'''

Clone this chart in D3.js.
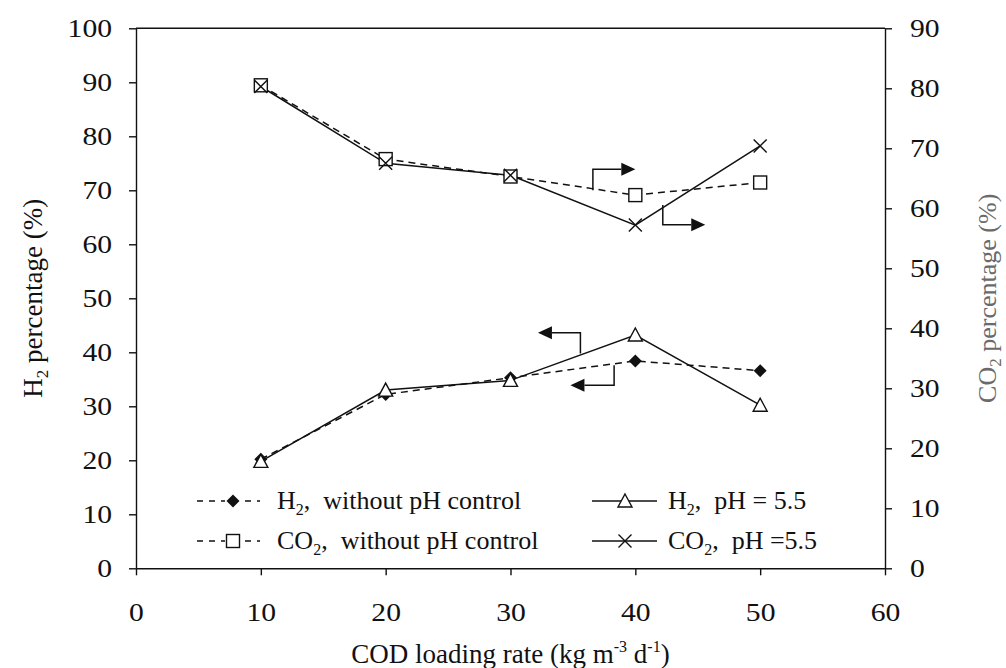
<!DOCTYPE html>
<html>
<head>
<meta charset="utf-8">
<script src="https://cdn.jsdelivr.net/npm/d3@7"></script>
<style>
  html, body { margin: 0; padding: 0; background: #fff; }
  svg { display: block; }
  text { font-family: "Liberation Serif", "Times New Roman", serif; fill: #111; }
</style>
</head>
<body>
<div id="chart"></div>
<script>
// COD loading rate (kg m-3 d-1)
const loadingRates = [10, 20, 30, 40, 50];

// H2 percentage (%), left axis
const h2NoControl = [20.2, 32.2, 35.3, 38.4, 36.6];
const h2Ph55 = [19.8, 33.0, 34.8, 43.2, 30.2];

// CO2 percentage (%), right axis
const co2NoControl = [80.5, 68.2, 65.3, 62.2, 64.3];
const co2Ph55 = [80.3, 67.5, 65.5, 57.2, 70.4];

const xTicks = [0, 10, 20, 30, 40, 50, 60];
const leftTicks = [0, 10, 20, 30, 40, 50, 60, 70, 80, 90, 100];
const rightTicks = [0, 10, 20, 30, 40, 50, 60, 70, 80, 90];

// arrows pointing each pair of curves to its axis (in x / left-axis units)
const arrowNotes = [
  { x0: 36.6, y0: 70.0, y1: 73.9, x1: 40.0 },
  { x0: 42.2, y0: 67.3, y1: 63.6, x1: 45.6 },
  { x0: 35.6, y0: 39.8, y1: 43.6, x1: 32.2 },
  { x0: 38.3, y0: 37.6, y1: 33.9, x1: 34.8 }
];

const width = 1006;
const height = 668;
const margin = { top: 28.3, right: 121, bottom: 99.7, left: 136 };

const svg = d3.select('#chart')
  .append('svg')
  .attr('width', width)
  .attr('height', height);

const x = d3.scaleLinear().domain([0, 60]).range([margin.left, width - margin.right]);
const yLeft = d3.scaleLinear().domain([0, 100]).range([height - margin.bottom, margin.top]);
const yRight = d3.scaleLinear().domain([0, 90]).range([height - margin.bottom, margin.top]);

const tickFont = 26;
const stretch = 1.14; // the scanned tick digits are a bit wide

// clip for right tick labels (the scan is cut off there)
svg.append('defs').append('clipPath')
  .attr('id', 'right-clip')
  .append('rect')
  .attr('x', -20).attr('y', -20)
  .attr('width', 940 - (width - margin.right) + 20).attr('height', height);

// Axes
function styleAxis(g) {
  g.selectAll('path, line').attr('stroke', '#111').attr('stroke-width', 1.4);
  g.selectAll('text')
    .style('font-size', tickFont + 'px')
    .style('font-family', '"Liberation Serif", "Times New Roman", serif')
    .attr('fill', '#111')
    .attr('x', function() { return +d3.select(this).attr('x') / stretch; })
    .attr('transform', `scale(${stretch},1)`);
}

svg.append('g')
  .attr('transform', `translate(0,${yLeft(0)})`)
  .call(d3.axisBottom(x).tickValues(xTicks).tickSize(7).tickSizeOuter(0).tickPadding(27))
  .call(styleAxis);

svg.append('g')
  .attr('transform', `translate(${x(0)},0)`)
  .call(d3.axisLeft(yLeft).tickValues(leftTicks).tickSize(7).tickSizeOuter(0).tickPadding(17))
  .call(styleAxis);

svg.append('g')
  .attr('transform', `translate(${x(60)},0)`)
  .attr('clip-path', 'url(#right-clip)')
  .call(d3.axisRight(yRight).tickValues(rightTicks).tickSize(7).tickSizeOuter(0).tickPadding(18))
  .call(styleAxis);

// top frame line
svg.append('line')
  .attr('x1', x(0)).attr('x2', x(60))
  .attr('y1', yLeft(100)).attr('y2', yLeft(100))
  .attr('stroke', '#111').attr('stroke-width', 1.4);

// Axis titles
svg.append('text')
  .attr('transform', `translate(${x(30)},${height - 5})`)
  .attr('text-anchor', 'middle')
  .style('font-size', '27px')
  .call(t => {
    t.append('tspan').text('COD loading rate (kg m');
    t.append('tspan').attr('dy', -11).style('font-size', '16px').text('-3');
    t.append('tspan').attr('dy', 11).text(' d');
    t.append('tspan').attr('dy', -11).style('font-size', '16px').text('-1');
    t.append('tspan').attr('dy', 11).text(')');
  });

svg.append('text')
  .attr('transform', `translate(42,${(yLeft(0) + yLeft(100)) / 2}) rotate(-90)`)
  .attr('text-anchor', 'middle')
  .style('font-size', '27px')
  .call(t => {
    t.append('tspan').text('H');
    t.append('tspan').attr('dy', 6).style('font-size', '17px').text('2');
    t.append('tspan').attr('dy', -6).text(' percentage (%)');
  });

svg.append('text')
  .attr('transform', `translate(996,${(yLeft(0) + yLeft(100)) / 2}) rotate(-90)`)
  .attr('text-anchor', 'middle')
  .style('font-size', '26px')
  .style('fill', '#6a6a6a')
  .call(t => {
    t.append('tspan').text('CO');
    t.append('tspan').attr('dy', 5).style('font-size', '17px').text('2');
    t.append('tspan').attr('dy', -5).text(' percentage (%)');
  });

// Marker shapes
const markers = {
  diamond: g => g.append('path').attr('d', 'M0,-6.5L6.5,0L0,6.5L-6.5,0Z').attr('fill', '#111'),
  square: g => g.append('rect').attr('x', -6.5).attr('y', -6.5).attr('width', 13).attr('height', 13)
    .attr('fill', '#fff').attr('stroke', '#111').attr('stroke-width', 1.4),
  triangle: g => g.append('path').attr('d', 'M0,-7L7,6L-7,6Z')
    .attr('fill', '#fff').attr('stroke', '#111').attr('stroke-width', 1.4),
  cross: g => g.append('path').attr('d', 'M-6.5,-6.5L6.5,6.5M-6.5,6.5L6.5,-6.5')
    .attr('fill', 'none').attr('stroke', '#111').attr('stroke-width', 1.4)
};

const series = [
  { name: 'co2NoControl', values: co2NoControl, y: yRight, dash: '7,5', marker: 'square' },
  { name: 'co2Ph55', values: co2Ph55, y: yRight, dash: null, marker: 'cross' },
  { name: 'h2NoControl', values: h2NoControl, y: yLeft, dash: '7,5', marker: 'diamond' },
  { name: 'h2Ph55', values: h2Ph55, y: yLeft, dash: null, marker: 'triangle' }
];

series.forEach(s => {
  const line = d3.line()
    .x((d, i) => x(loadingRates[i]))
    .y(d => s.y(d));

  svg.append('path')
    .datum(s.values)
    .attr('class', 'series-line ' + s.name)
    .attr('d', line)
    .attr('fill', 'none')
    .attr('stroke', '#111')
    .attr('stroke-width', 1.5)
    .attr('stroke-dasharray', s.dash);
});

series.forEach(s => {
  svg.append('g')
    .attr('class', 'markers ' + s.name)
    .selectAll('g')
    .data(s.values)
    .enter()
    .append('g')
    .attr('transform', (d, i) => `translate(${x(loadingRates[i])},${s.y(d)})`)
    .each(function() { markers[s.marker](d3.select(this)); });
});

// Arrows
arrowNotes.forEach(a => {
  const dir = a.x1 > a.x0 ? 1 : -1;
  const headLen = 14;
  const tipX = x(a.x1);
  const cornerY = yLeft(a.y1);
  svg.append('path')
    .attr('d', `M${x(a.x0)},${yLeft(a.y0)}V${cornerY}H${tipX - dir * headLen}`)
    .attr('fill', 'none')
    .attr('stroke', '#111')
    .attr('stroke-width', 1.5);
  svg.append('path')
    .attr('d', `M${tipX},${cornerY}L${tipX - dir * headLen},${cornerY - 6.5}L${tipX - dir * headLen},${cornerY + 6.5}Z`)
    .attr('fill', '#111');
});

// Legend
const legendItems = [
  { sub: 'H', rest: ',  without pH control', dash: '7,5', marker: 'diamond', col: 0, row: 0 },
  { sub: 'CO', rest: ',  without pH control', dash: '7,5', marker: 'square', col: 0, row: 1 },
  { sub: 'H', rest: ',  pH = 5.5', dash: null, marker: 'triangle', col: 1, row: 0 },
  { sub: 'CO', rest: ',  pH =5.5', dash: null, marker: 'cross', col: 1, row: 1 }
];
const legendCols = [{ x1: 197, x2: 260, mx: 233, tx: 277 }, { x1: 592, x2: 657, mx: 625, tx: 668 }];
const legendRows = [501, 541];

const legend = svg.append('g').attr('class', 'legend');
legendItems.forEach(item => {
  const c = legendCols[item.col];
  const ry = legendRows[item.row];
  const g = legend.append('g');
  g.append('line')
    .attr('x1', c.x1).attr('x2', c.x2)
    .attr('y1', ry).attr('y2', ry)
    .attr('stroke', '#111').attr('stroke-width', 1.5)
    .attr('stroke-dasharray', item.dash ? '6,6' : null);
  const m = g.append('g').attr('transform', `translate(${c.mx},${ry})`);
  if (item.dash) {
    m.append('rect').attr('x', -8).attr('y', -8).attr('width', 16).attr('height', 16).attr('fill', '#fff');
  }
  markers[item.marker](m);
  const t = g.append('text')
    .attr('x', c.tx).attr('y', ry + 8)
    .style('font-size', '26px')
    .attr('xml:space', 'preserve');
  t.append('tspan').text(item.sub);
  t.append('tspan').attr('dy', 6).style('font-size', '16px').text('2');
  t.append('tspan').attr('dy', -6).text(item.rest);
});
</script>
</body>
</html>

'''

**EXERCISE DIRECTIONS:** Repeat the listing above from its first line through the line that contains "const stretch = 1.14;", both included, and nothing more. Drop the pictures.

**ANSWER BELOW:**
Clone this chart in D3.js.
<!DOCTYPE html>
<html>
<head>
<meta charset="utf-8">
<script src="https://cdn.jsdelivr.net/npm/d3@7"></script>
<style>
  html, body { margin: 0; padding: 0; background: #fff; }
  svg { display: block; }
  text { font-family: "Liberation Serif", "Times New Roman", serif; fill: #111; }
</style>
</head>
<body>
<div id="chart"></div>
<script>
// COD loading rate (kg m-3 d-1)
const loadingRates = [10, 20, 30, 40, 50];

// H2 percentage (%), left axis
const h2NoControl = [20.2, 32.2, 35.3, 38.4, 36.6];
const h2Ph55 = [19.8, 33.0, 34.8, 43.2, 30.2];

// CO2 percentage (%), right axis
const co2NoControl = [80.5, 68.2, 65.3, 62.2, 64.3];
const co2Ph55 = [80.3, 67.5, 65.5, 57.2, 70.4];

const xTicks = [0, 10, 20, 30, 40, 50, 60];
const leftTicks = [0, 10, 20, 30, 40, 50, 60, 70, 80, 90, 100];
const rightTicks = [0, 10, 20, 30, 40, 50, 60, 70, 80, 90];

// arrows pointing each pair of curves to its axis (in x / left-axis units)
const arrowNotes = [
  { x0: 36.6, y0: 70.0, y1: 73.9, x1: 40.0 },
  { x0: 42.2, y0: 67.3, y1: 63.6, x1: 45.6 },
  { x0: 35.6, y0: 39.8, y1: 43.6, x1: 32.2 },
  { x0: 38.3, y0: 37.6, y1: 33.9, x1: 34.8 }
];

const width = 1006;
const height = 668;
const margin = { top: 28.3, right: 121, bottom: 99.7, left: 136 };

const svg = d3.select('#chart')
  .append('svg')
  .attr('width', width)
  .attr('height', height);

const x = d3.scaleLinear().domain([0, 60]).range([margin.left, width - margin.right]);
const yLeft = d3.scaleLinear().domain([0, 100]).range([height - margin.bottom, margin.top]);
const yRight = d3.scaleLinear().domain([0, 90]).range([height - margin.bottom, margin.top]);

const tickFont = 26;
const stretch = 1.14; // the scanned tick digits are a bit wide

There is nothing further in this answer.